Через неделю после выписки из больницы ей позвонили, и незнакомый мужской голос сказал:
— Жанночка! Здравствуй, дорогая! Как твои дела, как настроение?
— Кто это? — спросила она.
— Не узнала? Ох, быть мне богатым! Это Боря.
— Какой Боря?
— Ельцин!.. — Мужчина в трубке рассмеялся. — Это Боря Адский, Жанночка! Какой же еще?
Жанна понятия не имела, кто это.
— Адский? — спросила она растерянно.
— Он самый. Ну, знаешь, не узнать директора своего коллектива — это уже свинство!
— Да у меня телефон барахлит, — соврала она.
— Я тебе рискнул позвонить, Жанночка, чтобы напомнить: мы уже третий месяц в простое. Народ бьет копытом. Когда ты появишься?
Жанна не знала, как обратиться к этому человеку, чтобы не выдать себя: на «ты» или на «вы».
— Не знаю, Боречка, — сказала она. — Пока врачи не рекомендуют.
— Упаси бог, я не тороплю… — Адский вздохнул. — Боюсь только, как бы люди не разбежались. Все же кушать хотят. Жаль потерять такой коллектив. Ведь годами собирали.
Жанна все это прекрасно понимала — но как она явится на репетицию, понятия не имея, кто есть кто и как кого зовут! И самое главное — ей рано или поздно придется взять в руки микрофон. Это ее пугало больше всего.
Безвыходную ситуацию необходимо было взорвать. И однажды, оставшись одна в пустой квартире — Алиция Георгиевна отбыла на базар, сын гулял с няней, а Тимур находился на съемке, — Жанна робко подошла к маленькому кабинетному роялю.
Она долго смотрела на клавиши, боясь к ним прикоснуться. Потом осторожно, одним пальцем, попробовала сыграть первую пришедшую на ум мелодию. На удивление получилось довольно складно. И Жанна, осмелев, попробовала левой рукой подыграть аккомпанемент. Внезапно она словно очнулась ото сна. Пальцы свободно забегали по клавишам. Мелодия давнишнего шлягера зазвучала в полную силу. Сразу вспомнились и слова шуточной польской песенки:
Рудый, рудый, рудый, рудый рыц,
А по-русски — рыжик,
Рудый, рудый, рудый, рудый рыц,
Стань чуть-чуть поближе!..
Она снова, как двадцать лет назад, была в прокуренном зале захудалого ресторанчика «Дружба» на подмосковной станции Кратово, и подвыпившие люди за столиками восторженно кричали ей: «Рыжик!..» Значит, тогда это было ее прозвищем!

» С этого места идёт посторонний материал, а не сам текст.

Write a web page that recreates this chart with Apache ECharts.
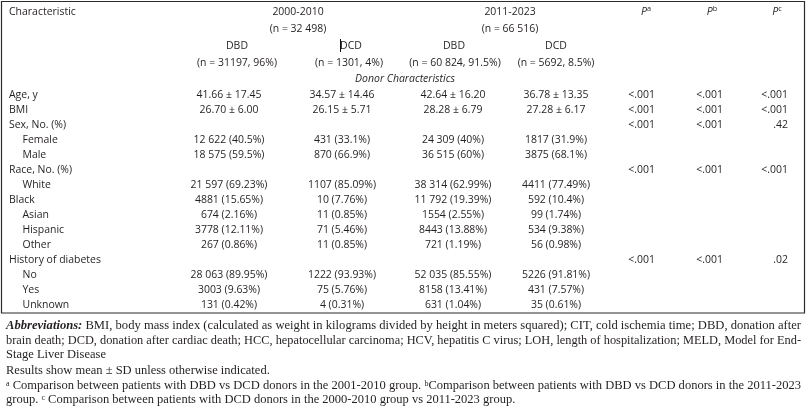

Жанна, плача и смеясь, барабанила по клавиатуре, чувствуя невероятное облегчение оттого, что ей удалось все-таки хоть ненадолго прорваться в свое прошлое.
Май 1999 года. Зоя
Алеша вместе с компанией таких же, как он, возбужденных молодых отцов топтался под окнами роддома.
— Кто? — заорал он, увидев в окне лицо Маринки. — Мальчик?
Маринка отрицательно качнула головой.